The southern portion of ANGST, from Alberta to the U.S. border, was completed
- An LNG project, where gas would be piped to Valdez, chilled into a
liquid and shipped to Asian markets; and
- A gas-to-liquids project, where gas would be refined into a liquid
and shipped through the oil pipeline in Alaska.
Sen. Ted Stevens (R-AK) already is on record favoring the pipeline project
that would follow the "Alaska Highway," saying the competing
Prudhoe Bay-to-Mackenzie Delta project would deny Alaskans access to the
state's huge gas reserves.
Murkowski would not say which project he favors, but it appears that
he, too, is leaning towards the "Alaska Highway" proposal. Specifically,
he said he would oppose any pipe construction through the Arctic National
Wildlife Refuge or offshore in the Beaufort Sea that would deny Alaska
towns access to the 34.4 Tcf of proven gas reserves in the North Slope.

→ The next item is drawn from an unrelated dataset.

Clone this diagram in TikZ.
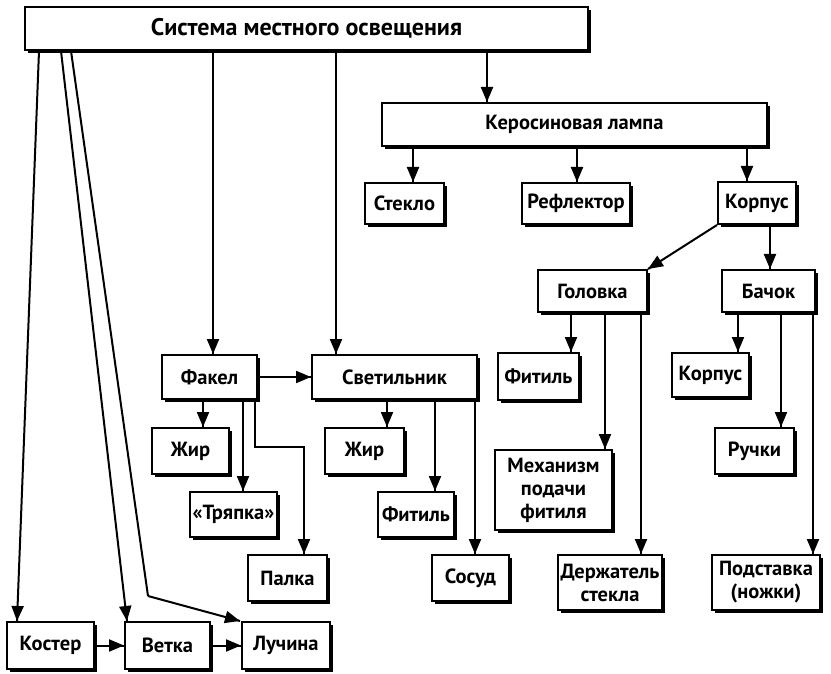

The hearing "will give all sides a chance to clarify where things
stand and allow Congress a chance to look at the policy implications of
Alaska gas finally reaching markets," Murkowski said in a prepared
statement. "Given the changes in the national and international supply
and pricing situation since Congress last considered the Alaska gas issue
in 1977-78, it is time to get this project underway."